5-Minute Crafts
5-Minute Crafts

What an Orchestra Is

An orchestra represents a group of many musicians who play different instruments. These ensembles are special because they can reproduce all kinds of music — from classical to jazz, opera, and even rock. Orchestras come in all shapes and sizes and their history goes all the way back to the Renaissance.

To understand better how an orchestra works and its purpose, 5-Minute Crafts prepared this article so you can learn more about this unique musical team.

The history

For almost a millennia, people have been playing musical instruments in different combinations. However, the orchestra that we can see today was created about 400 years ago.

  • In the 1500s, during the Renaissance period, people would gather and play instruments in a group, often referred to as a consort. Consorts included instrumentalists and singers, while composers would write parts that could be played.
  • Around the 1600s, composer Claudio Monteverdi decided to take a different approach while he was preparing his opera, Orfeo (1607). He was very specific about what instruments and sounds he wanted to include in the performance and his orchestra was organized in a similar way to a modern-day orchestra.
  • In the 1800s, string instruments began to take over the spotlight, but some others were also advancing, like brass, woodwind, and percussion. This allowed composers to write more complex parts but they also had to have very detailed knowledge about every instrument.

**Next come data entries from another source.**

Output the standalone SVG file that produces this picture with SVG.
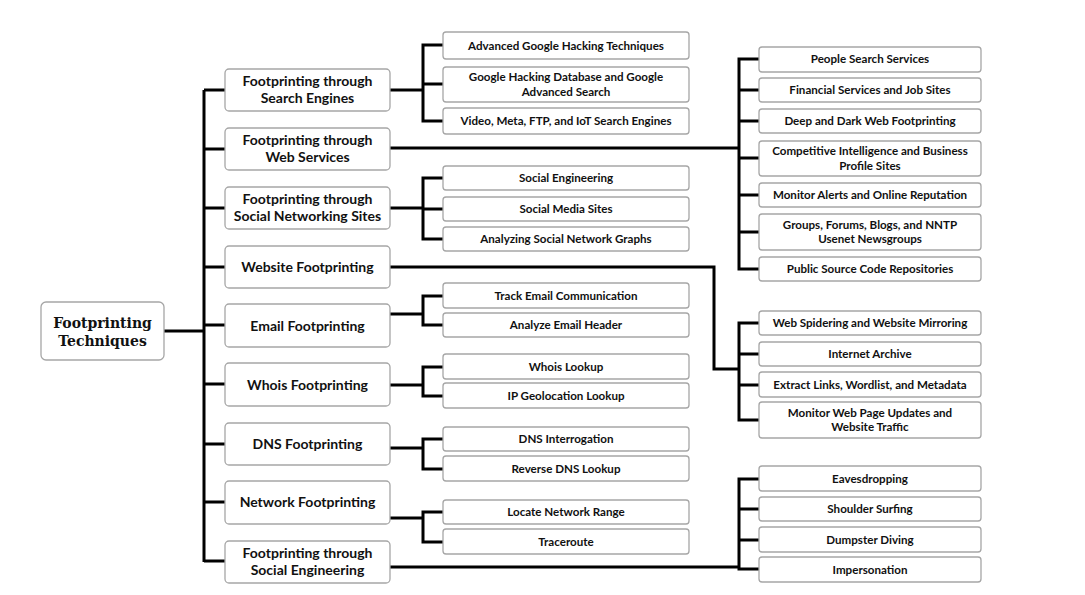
<svg xmlns="http://www.w3.org/2000/svg" width="1085" height="595" viewBox="0 0 1085 595">
<style>
.box{fill:#fff;stroke:#a6a6a6;stroke-width:1.3}
.root{font-family:"DejaVu Serif",serif;font-weight:bold;font-size:14px;fill:#111;text-anchor:middle}
.cat{font-family:Lato,"Liberation Sans",sans-serif;font-weight:bold;font-size:14px;fill:#111;text-anchor:middle}
.itm{font-family:Lato,"Liberation Sans",sans-serif;font-weight:bold;font-size:11.6px;fill:#111;text-anchor:middle}
.ln{fill:none;stroke:#000;stroke-width:3}
</style>
<rect width="1085" height="595" fill="#fff"/>
<g id="connectors" class="ln">
<path d="M164,331 H204 M204,90 V562 M204,90 H225 M204,149 H225 M204,208 H225 M204,267 H225 M204,325 H225 M204,384 H225 M204,444 H225 M204,502 H225 M204,561 H225"/>
<path d="M390,90 H423 M443,45 H423 V121 H443 M423,84 H443"/>
<path d="M390,208 H423 M443,178 H423 V239 H443 M423,209 H443"/>
<path d="M390,314 H423 M443,296 H423 V325 H443"/>
<path d="M390,385 H423 M443,367 H423 V396 H443"/>
<path d="M390,448 H423 M443,439 H423 V469 H443"/>
<path d="M390,518 H423 M443,512 H423 V542 H443"/>
<path d="M390,148 H739 M759,59 H739 V269 H759 M739,90 H759 M739,121 H759 M739,158 H759 M739,195 H759 M739,232 H759"/>
<path d="M390,267 H714 V369 H739 M759,323 H739 V420 H759 M739,354 H759 M739,385 H759"/>
<path d="M390,567 H739 M759,479 H739 V569 H759 M739,509 H759 M739,540 H759"/>
</g>
<g id="root"><rect class="box" x="41" y="302" width="123" height="58" rx="5"/><text class="root" x="102.5" y="328">Footprinting</text><text class="root" x="102.5" y="346">Techniques</text></g>
<g id="cat1"><rect class="box" x="225" y="69" width="165" height="42" rx="4"/><text class="cat" x="307.5" y="86">Footprinting through</text><text class="cat" x="307.5" y="103">Search Engines</text></g>
<g id="cat2"><rect class="box" x="225" y="128" width="165" height="42" rx="4"/><text class="cat" x="307.5" y="145">Footprinting through</text><text class="cat" x="307.5" y="162">Web Services</text></g>
<g id="cat3"><rect class="box" x="225" y="187" width="165" height="42" rx="4"/><text class="cat" x="307.5" y="204">Footprinting through</text><text class="cat" x="307.5" y="221">Social Networking Sites</text></g>
<g id="cat4"><rect class="box" x="225" y="246" width="165" height="42" rx="4"/><text class="cat" x="307.5" y="272">Website Footprinting</text></g>
<g id="cat5"><rect class="box" x="225" y="304" width="165" height="43" rx="4"/><text class="cat" x="307.5" y="331">Email Footprinting</text></g>
<g id="cat6"><rect class="box" x="225" y="363" width="165" height="43" rx="4"/><text class="cat" x="307.5" y="390">Whois Footprinting</text></g>
<g id="cat7"><rect class="box" x="225" y="423" width="165" height="42" rx="4"/><text class="cat" x="307.5" y="449">DNS Footprinting</text></g>
<g id="cat8"><rect class="box" x="225" y="481" width="165" height="43" rx="4"/><text class="cat" x="307.5" y="507">Network Footprinting</text></g>
<g id="cat9"><rect class="box" x="225" y="541" width="165" height="42" rx="4"/><text class="cat" x="307.5" y="558">Footprinting through</text><text class="cat" x="307.5" y="575">Social Engineering</text></g>
<g id="se1"><rect class="box" x="443" y="32" width="246" height="27" rx="3"/><text class="itm" x="566" y="49.5">Advanced Google Hacking Techniques</text></g>
<g id="se2"><rect class="box" x="443" y="67" width="246" height="35" rx="3"/><text class="itm" x="566" y="81">Google Hacking Database and Google</text><text class="itm" x="566" y="95.5">Advanced Search</text></g>
<g id="se3"><rect class="box" x="443" y="108" width="246" height="26" rx="3"/><text class="itm" x="566" y="125">Video, Meta, FTP, and IoT Search Engines</text></g>
<g id="sn1"><rect class="box" x="443" y="166" width="246" height="24" rx="3"/><text class="itm" x="566" y="182">Social Engineering</text></g>
<g id="sn2"><rect class="box" x="443" y="197" width="246" height="24" rx="3"/><text class="itm" x="566" y="213">Social Media Sites</text></g>
<g id="sn3"><rect class="box" x="443" y="227" width="246" height="24" rx="3"/><text class="itm" x="566" y="243">Analyzing Social Network Graphs</text></g>
<g id="em1"><rect class="box" x="443" y="283" width="246" height="25" rx="3"/><text class="itm" x="566" y="299.5">Track Email Communication</text></g>
<g id="em2"><rect class="box" x="443" y="313" width="246" height="24" rx="3"/><text class="itm" x="566" y="329">Analyze Email Header</text></g>
<g id="wh1"><rect class="box" x="443" y="354" width="246" height="25" rx="3"/><text class="itm" x="566" y="370.5">Whois Lookup</text></g>
<g id="wh2"><rect class="box" x="443" y="383" width="246" height="25" rx="3"/><text class="itm" x="566" y="399.5">IP Geolocation Lookup</text></g>
<g id="dn1"><rect class="box" x="443" y="427" width="246" height="24" rx="3"/><text class="itm" x="566" y="443">DNS Interrogation</text></g>
<g id="dn2"><rect class="box" x="443" y="456" width="246" height="25" rx="3"/><text class="itm" x="566" y="472.5">Reverse DNS Lookup</text></g>
<g id="nw1"><rect class="box" x="443" y="500" width="246" height="24" rx="3"/><text class="itm" x="566" y="516">Locate Network Range</text></g>
<g id="nw2"><rect class="box" x="443" y="529" width="246" height="25" rx="3"/><text class="itm" x="566" y="545.5">Traceroute</text></g>
<g id="ws1"><rect class="box" x="759" y="47" width="222" height="25" rx="3"/><text class="itm" x="870" y="63">People Search Services</text></g>
<g id="ws2"><rect class="box" x="759" y="78" width="222" height="24" rx="3"/><text class="itm" x="870" y="94">Financial Services and Job Sites</text></g>
<g id="ws3"><rect class="box" x="759" y="109" width="222" height="24" rx="3"/><text class="itm" x="870" y="125">Deep and Dark Web Footprinting</text></g>
<g id="ws4"><rect class="box" x="759" y="141" width="222" height="35" rx="3"/><text class="itm" x="870" y="155">Competitive Intelligence and Business</text><text class="itm" x="870" y="169.5">Profile Sites</text></g>
<g id="ws5"><rect class="box" x="759" y="183" width="222" height="24" rx="3"/><text class="itm" x="870" y="199">Monitor Alerts and Online Reputation</text></g>
<g id="ws6"><rect class="box" x="759" y="214" width="222" height="36" rx="3"/><text class="itm" x="870" y="228.5">Groups, Forums, Blogs, and NNTP</text><text class="itm" x="870" y="243">Usenet Newsgroups</text></g>
<g id="ws7"><rect class="box" x="759" y="257" width="222" height="24" rx="3"/><text class="itm" x="870" y="273">Public Source Code Repositories</text></g>
<g id="wb1"><rect class="box" x="759" y="311" width="222" height="24" rx="3"/><text class="itm" x="870" y="327">Web Spidering and Website Mirroring</text></g>
<g id="wb2"><rect class="box" x="759" y="342" width="222" height="24" rx="3"/><text class="itm" x="870" y="358">Internet Archive</text></g>
<g id="wb3"><rect class="box" x="759" y="372" width="222" height="25" rx="3"/><text class="itm" x="870" y="388.5">Extract Links, Wordlist, and Metadata</text></g>
<g id="wb4"><rect class="box" x="759" y="402" width="222" height="36" rx="3"/><text class="itm" x="870" y="416.5">Monitor Web Page Updates and</text><text class="itm" x="870" y="431">Website Traffic</text></g>
<g id="sc1"><rect class="box" x="759" y="466" width="222" height="25" rx="3"/><text class="itm" x="870" y="482.5">Eavesdropping</text></g>
<g id="sc2"><rect class="box" x="759" y="497" width="222" height="24" rx="3"/><text class="itm" x="870" y="513">Shoulder Surfing</text></g>
<g id="sc3"><rect class="box" x="759" y="527" width="222" height="25" rx="3"/><text class="itm" x="870" y="543.5">Dumpster Diving</text></g>
<g id="sc4"><rect class="box" x="759" y="557" width="222" height="25" rx="3"/><text class="itm" x="870" y="573.5">Impersonation</text></g>
</svg>
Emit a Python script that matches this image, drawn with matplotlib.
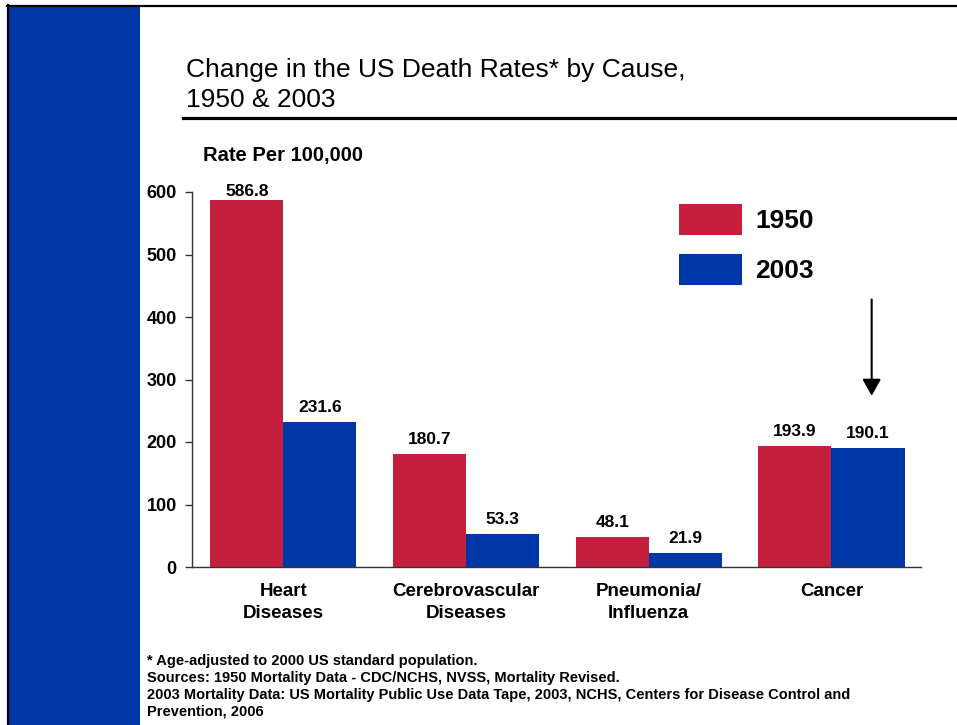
import matplotlib
matplotlib.use("Agg")
import matplotlib.pyplot as plt
from matplotlib.patches import Rectangle
from matplotlib.lines import Line2D
import numpy as np

plt.rcParams['font.family'] = ['Liberation Sans', 'DejaVu Sans']

# Data
causes = ["Heart\nDiseases", "Cerebrovascular\nDiseases", "Pneumonia/\nInfluenza", "Cancer"]
rates_1950 = [586.8, 180.7, 48.1, 193.9]
rates_2003 = [231.6, 53.3, 21.9, 190.1]
series_labels = ["1950", "2003"]
y_ticks = [0, 100, 200, 300, 400, 500, 600]

RED = "#C41F3C"
BLUE = "#0037A6"

W, H = 957, 725
fig = plt.figure(figsize=(W / 100, H / 100), dpi=100)


def fx(px):
    return px / W


def fy(py):
    return 1 - py / H


# Slide frame: blue side band with black top/left border
fig.add_artist(Rectangle((fx(9), 0), fx(140) - fx(9), fy(7), transform=fig.transFigure,
                         facecolor=BLUE, edgecolor='none', zorder=0))
fig.add_artist(Line2D([fx(8), fx(8)], [0, fy(5)], transform=fig.transFigure,
                      color='black', lw=1.6))
fig.add_artist(Line2D([fx(7), 1], [fy(6), fy(6)], transform=fig.transFigure,
                      color='black', lw=1.6))

# Title and rule
fig.text(fx(186), fy(70), "Change in the US Death Rates* by Cause,", fontsize=19,
         ha='left', va='center')
fig.text(fx(186), fy(100), "1950 & 2003", fontsize=19, ha='left', va='center')
fig.add_artist(Line2D([fx(183), 1], [fy(117.5), fy(117.5)], transform=fig.transFigure,
                      color='black', lw=2.3))

# Chart
ax = fig.add_axes([fx(192), fy(567), fx(921) - fx(192), (567 - 192) / H])
x = np.arange(len(causes))
w = 0.4
b1 = ax.bar(x - w / 2, rates_1950, w, color=RED, label=series_labels[0])
b2 = ax.bar(x + w / 2, rates_2003, w, color=BLUE, label=series_labels[1])

lab1 = ax.bar_label(b1, fmt="%.1f", padding=5, fontsize=12.5, fontweight='bold')
ax.bar_label(b2, fmt="%.1f", padding=5, fontsize=12.5, fontweight='bold')
lab1[0].xyann = (0, 1.0)

ax.set_xlim(-0.5, 3.49)
ax.set_ylim(0, 600)
ax.set_yticks(y_ticks)
ax.set_yticklabels([str(t) for t in y_ticks], fontsize=13, fontweight='bold')
ax.set_xticks(x)
ax.set_xticklabels(causes, fontsize=13.5, fontweight='bold', linespacing=1.4)
ax.tick_params(axis='x', length=0, pad=11.5)
ax.tick_params(axis='y', length=5, width=1, color='#333333', pad=6)
for s in ('top', 'right'):
    ax.spines[s].set_visible(False)
for s in ('left', 'bottom'):
    ax.spines[s].set_color('#333333')
    ax.spines[s].set_linewidth(1.0)

fig.text(fx(203), fy(155), "Rate Per 100,000", fontsize=14.5, fontweight='bold',
         ha='left', va='center')

# Arrow pointing at the 2003 cancer bar
ax.annotate("", xy=(3.22, 274), xytext=(3.22, 428),
            arrowprops=dict(arrowstyle='-|>,head_length=0.5,head_width=0.28',
                            mutation_scale=20, color='black', lw=1.5,
                            shrinkA=0, shrinkB=0))

leg = ax.legend(loc='upper left', bbox_to_anchor=(fx(679), fy(204)),
                bbox_transform=fig.transFigure, frameon=False, borderpad=0,
                borderaxespad=0, handlelength=2.4, handleheight=1.45,
                labelspacing=0.7, handletextpad=0.5,
                prop={'size': 19, 'weight': 'bold'})

# Footnotes
notes = [
    "* Age-adjusted to 2000 US standard population.",
    "Sources: 1950 Mortality Data - CDC/NCHS, NVSS, Mortality Revised.",
    "2003 Mortality Data: US Mortality Public Use Data Tape, 2003, NCHS, Centers for Disease Control and",
    "Prevention, 2006",
]
for i, t in enumerate(notes):
    fig.text(fx(147), fy(661 + i * 17), t, fontsize=10.5, fontweight='bold',
             ha='left', va='center')

fig.savefig("out.png", dpi=100)
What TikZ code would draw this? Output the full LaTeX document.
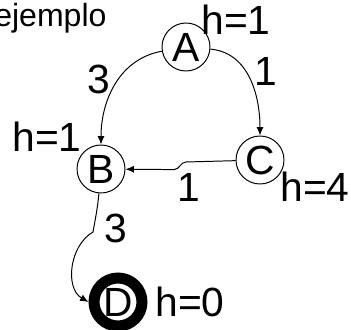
\documentclass[tikz,border=0pt]{standalone}
\usepackage{fontspec}
\setmainfont{Liberation Sans}
\usetikzlibrary{arrows.meta}
\begin{document}
\begin{tikzpicture}[
    nodo/.style={circle,draw,line width=0.7pt,minimum size=1.2cm,inner sep=0pt,font=\fontsize{29}{34}\selectfont},
    meta/.style={nodo,line width=7.8pt},
    txt/.style={inner sep=0pt,font=\fontsize{29}{34}\selectfont},
    arista/.style={line width=0.7pt,-{Latex[length=6pt,width=5pt]}}
  ]
    \useasboundingbox (0,0) rectangle (8.775,8.225);
    \node[anchor=base west,inner sep=0pt,font=\fontsize{22.8}{27}\selectfont] (titulo) at (-0.15,7.55) {ejemplo};
    % estados
    \node[nodo] (A) at (4.65,7.05) {A};
    \node[nodo] (B) at (2.525,4.0) {B};
    \node[nodo] (C) at (6.5,4.225) {C};
    \node[meta] (D) at (2.95,0.675) {D};
    % heuristicas
    \node[txt] (hA) at (5.9,7.725) {h=1};
    \node[txt] (hB) at (1.175,4.8) {h=1};
    \node[txt] (hC) at (7.875,3.55) {h=4};
    \node[txt] (hD) at (4.75,0.675) {h=0};
    % costes
    \node[txt] (cAB) at (2.475,6.25) {3};
    \node[txt] (cAC) at (6.65,6.45) {1};
    \node[txt] (cCB) at (4.725,3.55) {1};
    \node[txt] (cBD) at (2.9,2.525) {3};
    % quiebros de las aristas
    \coordinate (cb1) at (4.65,4.175);
    \coordinate (cb2) at (4.35,3.985);
    \coordinate (bd) at (2.325,2.425);
    \draw[arista] (A) to[out=190,in=90] (B);
    \draw[arista] (A) to[out=-5,in=90] (C);
    \draw[arista] (C) -- (cb1) to[out=180,in=0] (cb2) -- (B);
    \draw[arista] (B) to[out=-95,in=80] (bd) to[out=210,in=150] (D.180);
\end{tikzpicture}
\end{document}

    During this period, the first violinist (also known as the concertmaster) would lead the orchestra. As the groups were getting bigger and bigger, the musicians had a hard time following the concertmaster. That’s when the first conductors would step in and lead the orchestra with the baton.
  • In the late-1800s, the orchestra started to look like the kind we see today, and many composers, like Verdi, Wagner, or Strauss, became conductors.
  • The twentieth century was a time when people started experimenting more with orchestras, which led to more freedom in terms of performance. But some basic, nineteenth-century form is still there — a large string section, a smaller section for brass instruments, woodwinds, percussion, etc.

Orchestra types

Depending on the number of instruments in the ensemble, there are:

  • Chamber orchestra: has less than 50 musicians and they usually play classical music from the 1800s.
  • Full orchestra: also called symphonic or philharmonic — both ensembles have around 100 members. They are very similar, and the names are mostly used to differentiate between various orchestras.

Instruments

The orchestra is organized into 4 major sections (also called families):

  1. String family: This is the largest one and includes violins, violas, cellos, basses, and harps.
  2. Woodwind family: These instruments all used to be made of wood, but today they can be made from plastic and metal too. Woodwind instruments are flutes, oboes, clarinets, and bassoons.
  3. Brass family: They were important throughout history as they were used in communicating messages over long distances. Trumpets, french horns, trombones, and tubas are members of this family.
  4. Percussion family: They can provide melodies, but most importantly, rhythm. This includes any instrument that can be struck, scraped, or shaken, and it is divided into 2 major groups — simple pitch (snare drum, tambourine, triangle, cymbals, etc.) and multiple pitches (timpani, xylophone, marimba, etc.).

Note: Sometimes the instruments, like piano or celesta, can be classified into a fifth group but they can also stand alone.

The orchestra placement

The seating chart that we see today was developed in the early-mid twentieth century. The instruments are positioned in a particular order and for good reason. The seating plan evolved so a good volume balance could be achieved and to avoid the clashing of sounds among sections with similar ranges.